EXERCISE TASK
Copy the full set of lines exactly as given.

INFORMATION SUPPLIED
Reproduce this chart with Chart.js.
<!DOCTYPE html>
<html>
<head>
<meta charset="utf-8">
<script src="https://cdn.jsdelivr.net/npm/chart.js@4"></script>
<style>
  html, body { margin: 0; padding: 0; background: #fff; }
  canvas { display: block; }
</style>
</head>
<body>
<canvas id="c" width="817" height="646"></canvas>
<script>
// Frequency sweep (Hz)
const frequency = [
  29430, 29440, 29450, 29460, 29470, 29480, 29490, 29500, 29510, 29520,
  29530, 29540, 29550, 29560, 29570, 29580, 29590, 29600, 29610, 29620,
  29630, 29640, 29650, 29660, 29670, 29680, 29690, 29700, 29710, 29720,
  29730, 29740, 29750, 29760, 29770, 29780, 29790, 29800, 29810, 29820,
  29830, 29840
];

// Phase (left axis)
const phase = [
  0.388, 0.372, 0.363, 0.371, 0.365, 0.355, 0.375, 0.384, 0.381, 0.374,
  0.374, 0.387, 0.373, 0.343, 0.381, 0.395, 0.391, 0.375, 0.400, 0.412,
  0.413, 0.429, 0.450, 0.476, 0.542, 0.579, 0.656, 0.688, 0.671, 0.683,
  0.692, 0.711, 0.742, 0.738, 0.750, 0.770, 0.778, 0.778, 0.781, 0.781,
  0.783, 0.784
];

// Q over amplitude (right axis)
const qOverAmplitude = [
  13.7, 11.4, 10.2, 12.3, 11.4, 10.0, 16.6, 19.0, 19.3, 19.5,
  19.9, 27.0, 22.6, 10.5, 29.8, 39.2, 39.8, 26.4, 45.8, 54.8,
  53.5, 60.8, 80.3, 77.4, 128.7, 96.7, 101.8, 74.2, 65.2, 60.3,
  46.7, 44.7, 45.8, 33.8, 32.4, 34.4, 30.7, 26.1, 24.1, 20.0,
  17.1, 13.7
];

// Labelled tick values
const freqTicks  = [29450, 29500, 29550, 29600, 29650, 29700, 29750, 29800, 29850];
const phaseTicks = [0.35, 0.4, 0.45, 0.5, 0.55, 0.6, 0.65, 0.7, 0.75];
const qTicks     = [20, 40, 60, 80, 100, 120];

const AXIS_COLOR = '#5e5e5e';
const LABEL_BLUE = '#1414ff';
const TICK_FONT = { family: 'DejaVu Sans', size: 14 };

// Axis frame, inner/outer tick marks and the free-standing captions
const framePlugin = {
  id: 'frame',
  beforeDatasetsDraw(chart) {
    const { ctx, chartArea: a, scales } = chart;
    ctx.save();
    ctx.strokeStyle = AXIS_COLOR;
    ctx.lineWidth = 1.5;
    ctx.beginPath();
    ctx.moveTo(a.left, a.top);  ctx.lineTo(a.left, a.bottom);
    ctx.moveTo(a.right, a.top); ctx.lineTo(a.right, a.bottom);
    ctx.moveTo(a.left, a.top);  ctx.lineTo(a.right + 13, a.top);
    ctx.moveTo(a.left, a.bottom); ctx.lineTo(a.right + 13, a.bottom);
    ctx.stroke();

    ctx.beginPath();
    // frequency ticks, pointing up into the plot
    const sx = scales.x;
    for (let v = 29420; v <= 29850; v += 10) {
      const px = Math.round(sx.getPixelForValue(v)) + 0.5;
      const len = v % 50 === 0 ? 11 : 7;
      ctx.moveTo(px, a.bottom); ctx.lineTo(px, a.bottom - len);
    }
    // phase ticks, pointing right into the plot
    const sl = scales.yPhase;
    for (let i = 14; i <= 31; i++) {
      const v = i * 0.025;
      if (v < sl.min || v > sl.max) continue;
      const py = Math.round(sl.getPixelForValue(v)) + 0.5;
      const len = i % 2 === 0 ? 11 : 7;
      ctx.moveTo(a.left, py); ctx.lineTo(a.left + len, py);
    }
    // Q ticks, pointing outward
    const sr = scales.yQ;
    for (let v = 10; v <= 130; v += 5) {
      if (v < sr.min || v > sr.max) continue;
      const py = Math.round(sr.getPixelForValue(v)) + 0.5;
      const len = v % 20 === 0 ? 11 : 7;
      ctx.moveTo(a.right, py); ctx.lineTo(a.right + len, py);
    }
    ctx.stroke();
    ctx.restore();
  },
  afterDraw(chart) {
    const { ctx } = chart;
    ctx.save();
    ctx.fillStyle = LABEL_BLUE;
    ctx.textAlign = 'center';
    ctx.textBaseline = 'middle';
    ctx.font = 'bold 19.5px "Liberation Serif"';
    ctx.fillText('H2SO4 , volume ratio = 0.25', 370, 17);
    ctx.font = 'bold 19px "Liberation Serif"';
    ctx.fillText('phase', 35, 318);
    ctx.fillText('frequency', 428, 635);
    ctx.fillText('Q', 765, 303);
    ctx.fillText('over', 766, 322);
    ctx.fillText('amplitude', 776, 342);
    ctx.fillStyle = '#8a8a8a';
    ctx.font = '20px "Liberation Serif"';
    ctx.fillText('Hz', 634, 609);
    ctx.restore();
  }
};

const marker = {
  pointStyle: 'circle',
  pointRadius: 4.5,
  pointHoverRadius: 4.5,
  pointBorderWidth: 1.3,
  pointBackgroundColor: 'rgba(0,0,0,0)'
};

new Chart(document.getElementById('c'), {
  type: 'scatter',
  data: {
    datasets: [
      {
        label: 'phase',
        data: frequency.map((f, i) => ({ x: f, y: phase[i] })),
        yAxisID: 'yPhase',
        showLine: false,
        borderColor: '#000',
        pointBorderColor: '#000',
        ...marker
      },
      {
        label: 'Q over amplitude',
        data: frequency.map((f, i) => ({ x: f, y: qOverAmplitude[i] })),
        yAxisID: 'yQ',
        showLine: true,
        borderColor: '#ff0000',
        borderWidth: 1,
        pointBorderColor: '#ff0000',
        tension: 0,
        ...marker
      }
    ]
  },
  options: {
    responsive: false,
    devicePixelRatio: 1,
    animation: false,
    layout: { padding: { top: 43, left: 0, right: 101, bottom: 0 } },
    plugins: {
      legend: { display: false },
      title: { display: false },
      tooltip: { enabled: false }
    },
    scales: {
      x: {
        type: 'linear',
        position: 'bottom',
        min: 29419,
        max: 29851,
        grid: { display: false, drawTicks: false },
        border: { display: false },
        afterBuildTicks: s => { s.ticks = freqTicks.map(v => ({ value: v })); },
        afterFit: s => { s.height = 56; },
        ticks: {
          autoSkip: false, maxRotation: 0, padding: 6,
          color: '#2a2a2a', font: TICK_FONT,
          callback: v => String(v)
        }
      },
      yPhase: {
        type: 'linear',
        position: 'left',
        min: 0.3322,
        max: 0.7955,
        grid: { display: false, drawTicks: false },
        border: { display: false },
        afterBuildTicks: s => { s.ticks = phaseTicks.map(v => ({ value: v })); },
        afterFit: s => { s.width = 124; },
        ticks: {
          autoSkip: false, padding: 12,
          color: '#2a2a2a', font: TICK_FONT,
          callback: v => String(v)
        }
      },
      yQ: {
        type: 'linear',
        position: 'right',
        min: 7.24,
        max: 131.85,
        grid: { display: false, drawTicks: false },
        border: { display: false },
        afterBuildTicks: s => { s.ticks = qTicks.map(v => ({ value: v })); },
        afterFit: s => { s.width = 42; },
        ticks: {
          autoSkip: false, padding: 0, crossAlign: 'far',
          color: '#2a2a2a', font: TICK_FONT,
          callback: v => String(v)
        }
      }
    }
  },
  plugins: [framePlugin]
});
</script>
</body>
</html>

RESPONSE
Reproduce this chart with Chart.js.
<!DOCTYPE html>
<html>
<head>
<meta charset="utf-8">
<script src="https://cdn.jsdelivr.net/npm/chart.js@4"></script>
<style>
  html, body { margin: 0; padding: 0; background: #fff; }
  canvas { display: block; }
</style>
</head>
<body>
<canvas id="c" width="817" height="646"></canvas>
<script>
// Frequency sweep (Hz)
const frequency = [
  29430, 29440, 29450, 29460, 29470, 29480, 29490, 29500, 29510, 29520,
  29530, 29540, 29550, 29560, 29570, 29580, 29590, 29600, 29610, 29620,
  29630, 29640, 29650, 29660, 29670, 29680, 29690, 29700, 29710, 29720,
  29730, 29740, 29750, 29760, 29770, 29780, 29790, 29800, 29810, 29820,
  29830, 29840
];

// Phase (left axis)
const phase = [
  0.388, 0.372, 0.363, 0.371, 0.365, 0.355, 0.375, 0.384, 0.381, 0.374,
  0.374, 0.387, 0.373, 0.343, 0.381, 0.395, 0.391, 0.375, 0.400, 0.412,
  0.413, 0.429, 0.450, 0.476, 0.542, 0.579, 0.656, 0.688, 0.671, 0.683,
  0.692, 0.711, 0.742, 0.738, 0.750, 0.770, 0.778, 0.778, 0.781, 0.781,
  0.783, 0.784
];

// Q over amplitude (right axis)
const qOverAmplitude = [
  13.7, 11.4, 10.2, 12.3, 11.4, 10.0, 16.6, 19.0, 19.3, 19.5,
  19.9, 27.0, 22.6, 10.5, 29.8, 39.2, 39.8, 26.4, 45.8, 54.8,
  53.5, 60.8, 80.3, 77.4, 128.7, 96.7, 101.8, 74.2, 65.2, 60.3,
  46.7, 44.7, 45.8, 33.8, 32.4, 34.4, 30.7, 26.1, 24.1, 20.0,
  17.1, 13.7
];

// Labelled tick values
const freqTicks  = [29450, 29500, 29550, 29600, 29650, 29700, 29750, 29800, 29850];
const phaseTicks = [0.35, 0.4, 0.45, 0.5, 0.55, 0.6, 0.65, 0.7, 0.75];
const qTicks     = [20, 40, 60, 80, 100, 120];

const AXIS_COLOR = '#5e5e5e';
const LABEL_BLUE = '#1414ff';
const TICK_FONT = { family: 'DejaVu Sans', size: 14 };

// Axis frame, inner/outer tick marks and the free-standing captions
const framePlugin = {
  id: 'frame',
  beforeDatasetsDraw(chart) {
    const { ctx, chartArea: a, scales } = chart;
    ctx.save();
    ctx.strokeStyle = AXIS_COLOR;
    ctx.lineWidth = 1.5;
    ctx.beginPath();
    ctx.moveTo(a.left, a.top);  ctx.lineTo(a.left, a.bottom);
    ctx.moveTo(a.right, a.top); ctx.lineTo(a.right, a.bottom);
    ctx.moveTo(a.left, a.top);  ctx.lineTo(a.right + 13, a.top);
    ctx.moveTo(a.left, a.bottom); ctx.lineTo(a.right + 13, a.bottom);
    ctx.stroke();

    ctx.beginPath();
    // frequency ticks, pointing up into the plot
    const sx = scales.x;
    for (let v = 29420; v <= 29850; v += 10) {
      const px = Math.round(sx.getPixelForValue(v)) + 0.5;
      const len = v % 50 === 0 ? 11 : 7;
      ctx.moveTo(px, a.bottom); ctx.lineTo(px, a.bottom - len);
    }
    // phase ticks, pointing right into the plot
    const sl = scales.yPhase;
    for (let i = 14; i <= 31; i++) {
      const v = i * 0.025;
      if (v < sl.min || v > sl.max) continue;
      const py = Math.round(sl.getPixelForValue(v)) + 0.5;
      const len = i % 2 === 0 ? 11 : 7;
      ctx.moveTo(a.left, py); ctx.lineTo(a.left + len, py);
    }
    // Q ticks, pointing outward
    const sr = scales.yQ;
    for (let v = 10; v <= 130; v += 5) {
      if (v < sr.min || v > sr.max) continue;
      const py = Math.round(sr.getPixelForValue(v)) + 0.5;
      const len = v % 20 === 0 ? 11 : 7;
      ctx.moveTo(a.right, py); ctx.lineTo(a.right + len, py);
    }
    ctx.stroke();
    ctx.restore();
  },
  afterDraw(chart) {
    const { ctx } = chart;
    ctx.save();
    ctx.fillStyle = LABEL_BLUE;
    ctx.textAlign = 'center';
    ctx.textBaseline = 'middle';
    ctx.font = 'bold 19.5px "Liberation Serif"';
    ctx.fillText('H2SO4 , volume ratio = 0.25', 370, 17);
    ctx.font = 'bold 19px "Liberation Serif"';
    ctx.fillText('phase', 35, 318);
    ctx.fillText('frequency', 428, 635);
    ctx.fillText('Q', 765, 303);
    ctx.fillText('over', 766, 322);
    ctx.fillText('amplitude', 776, 342);
    ctx.fillStyle = '#8a8a8a';
    ctx.font = '20px "Liberation Serif"';
    ctx.fillText('Hz', 634, 609);
    ctx.restore();
  }
};

const marker = {
  pointStyle: 'circle',
  pointRadius: 4.5,
  pointHoverRadius: 4.5,
  pointBorderWidth: 1.3,
  pointBackgroundColor: 'rgba(0,0,0,0)'
};

new Chart(document.getElementById('c'), {
  type: 'scatter',
  data: {
    datasets: [
      {
        label: 'phase',
        data: frequency.map((f, i) => ({ x: f, y: phase[i] })),
        yAxisID: 'yPhase',
        showLine: false,
        borderColor: '#000',
        pointBorderColor: '#000',
        ...marker
      },
      {
        label: 'Q over amplitude',
        data: frequency.map((f, i) => ({ x: f, y: qOverAmplitude[i] })),
        yAxisID: 'yQ',
        showLine: true,
        borderColor: '#ff0000',
        borderWidth: 1,
        pointBorderColor: '#ff0000',
        tension: 0,
        ...marker
      }
    ]
  },
  options: {
    responsive: false,
    devicePixelRatio: 1,
    animation: false,
    layout: { padding: { top: 43, left: 0, right: 101, bottom: 0 } },
    plugins: {
      legend: { display: false },
      title: { display: false },
      tooltip: { enabled: false }
    },
    scales: {
      x: {
        type: 'linear',
        position: 'bottom',
        min: 29419,
        max: 29851,
        grid: { display: false, drawTicks: false },
        border: { display: false },
        afterBuildTicks: s => { s.ticks = freqTicks.map(v => ({ value: v })); },
        afterFit: s => { s.height = 56; },
        ticks: {
          autoSkip: false, maxRotation: 0, padding: 6,
          color: '#2a2a2a', font: TICK_FONT,
          callback: v => String(v)
        }
      },
      yPhase: {
        type: 'linear',
        position: 'left',
        min: 0.3322,
        max: 0.7955,
        grid: { display: false, drawTicks: false },
        border: { display: false },
        afterBuildTicks: s => { s.ticks = phaseTicks.map(v => ({ value: v })); },
        afterFit: s => { s.width = 124; },
        ticks: {
          autoSkip: false, padding: 12,
          color: '#2a2a2a', font: TICK_FONT,
          callback: v => String(v)
        }
      },
      yQ: {
        type: 'linear',
        position: 'right',
        min: 7.24,
        max: 131.85,
        grid: { display: false, drawTicks: false },
        border: { display: false },
        afterBuildTicks: s => { s.ticks = qTicks.map(v => ({ value: v })); },
        afterFit: s => { s.width = 42; },
        ticks: {
          autoSkip: false, padding: 0, crossAlign: 'far',
          color: '#2a2a2a', font: TICK_FONT,
          callback: v => String(v)
        }
      }
    }
  },
  plugins: [framePlugin]
});
</script>
</body>
</html>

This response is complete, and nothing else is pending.